EDITORIAL: Duty to protect, be community members conflict

Editorial Board

On April 10, an annual multi-block party known as “Springfest,” held near James Madison University, got out of hand. The event, which usually draws about 2,000 people, brought in more than 8,000 people this year.  Neighborhoods were full of people celebrating the spring, but the atmosphere changed late in the afternoon when police announced over loudspeakers that everyone needed to leave.

Fights broke out. In response, tear gas grenades were thrown. Pepper spray was released. Rubber bullets and beanbags were deployed. Officers and partygoers sustained injuries, and more than 30 arrests were made by the end of the night.

And, like the Iowa State Daily was present to document the damage done during the Veishea riots, James Madison University’s student newspaper, The Breeze, captured footage of the party-turned-riot.

Soon after, authorities called The Breeze requesting videos and photos taken during the events. Breeze Editor-in-Chief Katie Thisdell offered to make copies of any riot footage The Breeze had already published.

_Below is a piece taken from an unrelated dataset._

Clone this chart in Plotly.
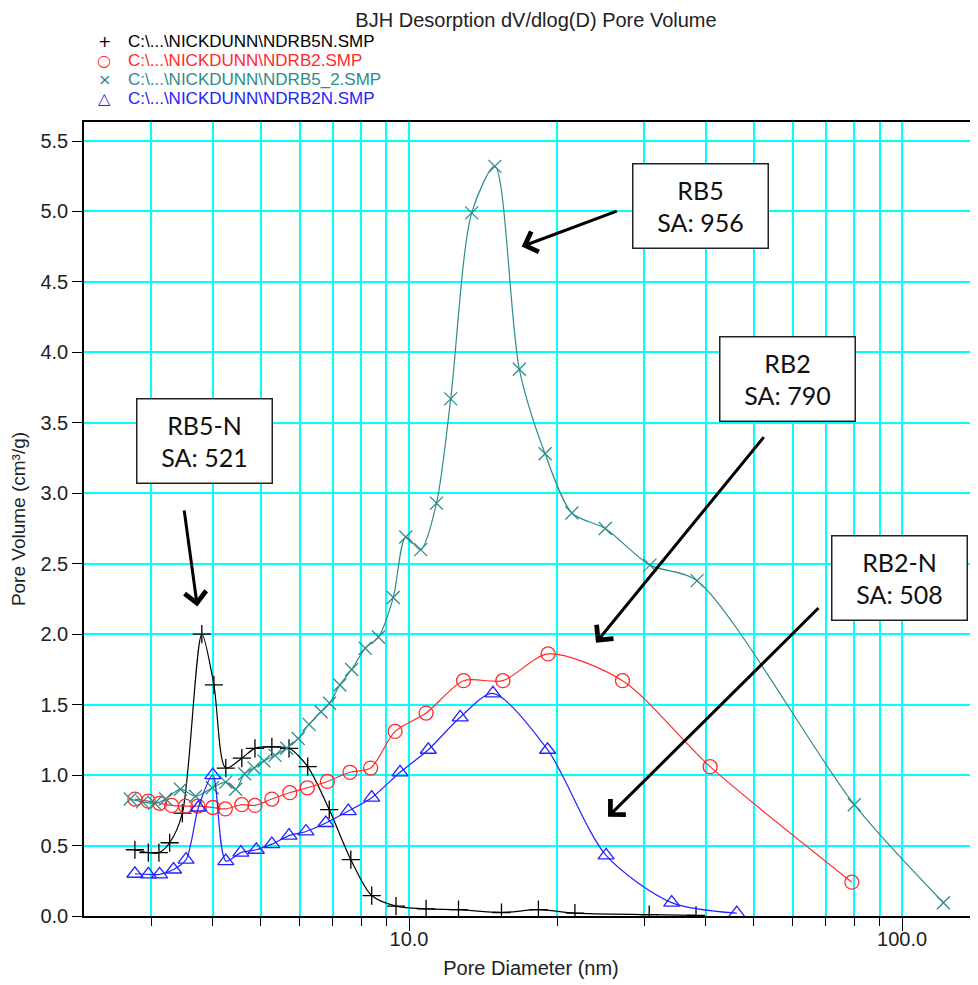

Wanting more, Rockingham County Commonwealth’s Attorney Marsha Garst and more than half a dozen police officers came to the newsroom brandishing a search warrant. The warrant gave the prosecutor and police the authority to retrieve any data that included coverage of the riots.

To accomplish this, Garst threatened to seize equipment vital to the publication of the newspaper, including computers, cameras and even cell phones — unless The Breeze turned over hundreds of unpublished photos taken at the riots.

In the interest of putting out the next day’s paper, Thisdell complied with the demand. Police retrieved more than 900 photos — about 300 of which were unrelated to the riots — and copied them onto DVDs.

None of this data will be used for some time, if at all, however. Several laws exist granting newspapers the right to keep materials from the government unless the officials present a compelling case in their interest — which is supposed to be done through a subpoena. Because of these laws, The Breeze’s faculty advisor is holding the materials until the matter is settled.

As journalists, we struggle between protecting the identities of community members, and being members of a community. On one hand, we want members of the community to be able to trust the reporters and editors who work for the organization. On the other hand, we’re members of the community just like anyone else, and it’s hard not to feel a sense of civic duty in helping our neighbors bring criminals to justice.

There’s a fine line, and we often struggle to find it. As journalists, we are not police, and we can’t do their job. We can only be expected to observe and report — and if some act of justice can come from our reporting, we’re happy for it. But the separation between law enforcement and journalists is there for a reason.

We need to be able to operate independently. If we don’t, we increase the risk that we won’t be able to provide adequate coverage.Think about it: What would happen if the Daily fostered a friendly relationship with the police? Or the city council? We would certainly be in a position to help these groups out, and that might seem like the right thing to do.

But if corruption existed within those organizations, how could we adequately report it? As standoffish as it sounds, it’s completely right of The Breeze — and any other journalists — to say to any group seeking to get cozy, “Sorry, that’s not my job.”